New Delhi, June 1: Although, bureaucratic process is in its final stage of the India-Australia free trade agreement, but Australia is currently unable to commit on a timeline of finalisation due to the forthcoming federal elections, the Australian envoy to India said on Wednesday.

“We believe we are about 8 weeks away from concluding the Australia-India Comprehensive Economic Cooperation Agreement (CECA)… the talks are very much in the advanced stages,” High Commissioner Harinder Sidhu said here following a talk she delivered on “Pathways to Trade Liberalisation”.

Explaining that CECA had a last December timeline for concluding what are “genuinely complex negotiations”, the high commissioner said: “The Australian trade envoy was here as recently as April, so the talks haven’t stalled.

“But the reason I can’t commit on a timeline is because currently we have a caretaker government with the federal elections due in July. So I can’t commit a timeline to a future government.”

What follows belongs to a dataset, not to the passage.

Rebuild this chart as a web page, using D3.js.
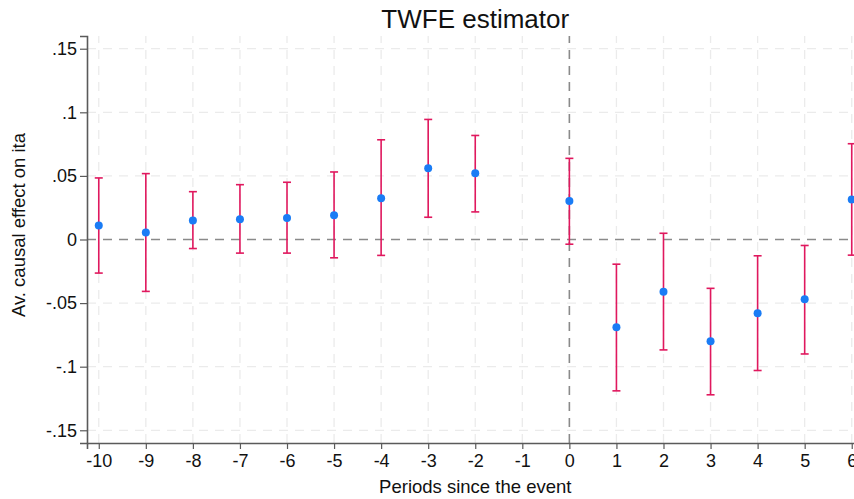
<!DOCTYPE html>
<html>
<head>
<meta charset="utf-8">
<script src="https://cdn.jsdelivr.net/npm/d3@7"></script>
<style>
	body { margin: 0; background: #fff; }
	svg { display: block; font-family: 'Liberation Sans', Arial, sans-serif; }
</style>
</head>
<body>
<script>
// Data
var periods = [-10, -9, -8, -7, -6, -5, -4, -3, -2, 0, 1, 2, 3, 4, 5, 6];
var estimates = [0.011, 0.0055, 0.015, 0.016, 0.017, 0.019, 0.0325, 0.056, 0.052, 0.0303, -0.069, -0.041, -0.080, -0.058, -0.047, 0.0314];
var ciLow = [-0.0264, -0.0408, -0.0071, -0.0107, -0.0107, -0.0144, -0.0125, 0.0175, 0.0217, -0.0037, -0.119, -0.0868, -0.1221, -0.103, -0.090, -0.0123];
var ciHigh = [0.0484, 0.0518, 0.0376, 0.0431, 0.045, 0.0531, 0.0784, 0.0944, 0.0818, 0.0638, -0.0194, 0.0049, -0.0384, -0.0128, -0.0047, 0.0753];
var xTicks = [-10, -9, -8, -7, -6, -5, -4, -3, -2, -1, 0, 1, 2, 3, 4, 5, 6];
var yTicks = [-0.15, -0.1, -0.05, 0, 0.05, 0.1, 0.15];
var yTickLabels = ['-.15', '-.1', '-.05', '0', '.05', '.1', '.15'];

var data = periods.map((p, i) => ({ p: p, est: estimates[i], lo: ciLow[i], hi: ciHigh[i] }));

// Set dimensions
var W = 854, H = 499;
var margin = { top: 36, left: 87, bottom: 56 };
var plotRight = 863.5; // plot region runs past the window edge

var x = d3.scaleLinear().domain([-10.25, 6.25]).range([margin.left, plotRight]);
var y = d3.scaleLinear().domain([-0.16, 0.16]).range([H - margin.bottom, margin.top]);

var svg = d3
	.select('body')
	.append('svg')
	.attr('width', W)
	.attr('height', H);

// Grid
svg.append('g')
	.selectAll('line')
	.data(yTicks)
	.enter()
	.append('line')
	.attr('x1', margin.left)
	.attr('x2', plotRight)
	.attr('y1', d => y(d))
	.attr('y2', d => y(d))
	.attr('stroke', d => (d === 0 ? '#8a8a8a' : '#ebebeb'))
	.attr('stroke-width', d => (d === 0 ? 1.6 : 1.3))
	.attr('stroke-dasharray', '9,7');

svg.append('g')
	.selectAll('line')
	.data(xTicks)
	.enter()
	.append('line')
	.attr('x1', d => x(d))
	.attr('x2', d => x(d))
	.attr('y1', y(-0.16))
	.attr('y2', y(0.16))
	.attr('stroke', d => (d === 0 ? '#8a8a8a' : '#ebebeb'))
	.attr('stroke-width', d => (d === 0 ? 1.6 : 1.3))
	.attr('stroke-dasharray', '9,7');

// Axes (plain hyphen for negatives, as in the original)
var xAxis = svg.append('g')
	.attr('transform', 'translate(0,' + (H - margin.bottom) + ')')
	.call(d3.axisBottom(x).tickValues(xTicks).tickSize(6).tickPadding(5).tickFormat(d => String(d)));

var yAxis = svg.append('g')
	.attr('transform', 'translate(' + margin.left + ',0)')
	.call(d3.axisLeft(y).tickValues(yTicks).tickSize(7).tickPadding(3).tickFormat((d, i) => yTickLabels[i]));

[xAxis, yAxis].forEach(a => {
	a.select('.domain').attr('stroke', '#5a5a5a').attr('stroke-width', 1.6);
	a.selectAll('.tick line').attr('stroke', '#5a5a5a').attr('stroke-width', 1.2);
	a.selectAll('.tick text')
		.attr('fill', '#111')
		.style('font-size', '18px')
		.style('font-family', "'Liberation Sans', Arial, sans-serif");
});

// Error bars
var bars = svg.append('g').selectAll('g').data(data).enter().append('g');
bars.append('line')
	.attr('x1', d => x(d.p))
	.attr('x2', d => x(d.p))
	.attr('y1', d => y(d.lo))
	.attr('y2', d => y(d.hi))
	.attr('stroke', '#e0185e')
	.attr('stroke-width', 1.6);
bars.selectAll('.cap')
	.data(d => [{ p: d.p, v: d.lo }, { p: d.p, v: d.hi }])
	.enter()
	.append('line')
	.attr('class', 'cap')
	.attr('x1', d => x(d.p) - 4)
	.attr('x2', d => x(d.p) + 4)
	.attr('y1', d => y(d.v))
	.attr('y2', d => y(d.v))
	.attr('stroke', '#e0185e')
	.attr('stroke-width', 1.6);

// Point estimates
svg.append('g')
	.selectAll('circle')
	.data(data)
	.enter()
	.append('circle')
	.attr('cx', d => x(d.p))
	.attr('cy', d => y(d.est))
	.attr('r', 4)
	.attr('fill', '#1a7cf5');

// Title and labels
svg.append('text')
	.attr('x', (margin.left + plotRight) / 2)
	.attr('y', 28)
	.attr('text-anchor', 'middle')
	.style('font-size', '26px')
	.attr('fill', '#111')
	.text('TWFE estimator');

svg.append('text')
	.attr('x', (margin.left + plotRight) / 2)
	.attr('y', 493)
	.attr('text-anchor', 'middle')
	.style('font-size', '18.5px')
	.attr('fill', '#111')
	.text('Periods since the event');

svg.append('text')
	.attr('transform', 'rotate(-90)')
	.attr('x', -225)
	.attr('y', 25)
	.attr('text-anchor', 'middle')
	.style('font-size', '18.5px')
	.attr('fill', '#111')
	.text('Av. causal effect on ita');
</script>
</body>
</html>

The complex nature of FTA negotiations are borne out by the fact of 10 years taken to conclude such an agreement with Australia’s major trading partner China, and nine years each for FTAs with Japan and South Korea.

Following the recent meeting here with Australian Trade Minister Andrew Robb, India’s Commerce Minister Nirmala Sitharaman said that India was negotiating with Australia for a better deal in services and both sides were getting closer to a deal.

Noting that with Australia having signed the Trans Pacific Partnership (TPP), described as largest regional trade pact in history, with US, Japan and 10 other Pacific-Rim nations in February, Sidhu said “the focus now is on concluding the RCEP (Regional Comprehensive Economic Partnership) negotiations that involve the group of 16 countries composed of the ten Asean members (Brunei, Cambodia, Indonesia, Malaysia, Myanmar, Singapore, Thailand, the Philippines, Laos and Vietnam) and their six free trade agreement partners — India, China, Japan, Korea, Australia and New Zealand.

“India should have a regional voice commensurate with its status and size.”

Describing from the Australian experience of how trade can boost economic development also because of the confidence such regional pacts provide to partners about the “operating environment for business”, she said there are currently over 300 FTAs in existence globally

“Regional agreements have been around for a while and they’re generally complementary,” the Indian-origin Sidhu said in response to a query.

To a query regarding uranium supplies from Australia for India’s nuclear power plants, she said that with the civil nuclear agreement between both countries in place, there is “active engagement underway” to complete the formalities of commercial shipment of the fuel.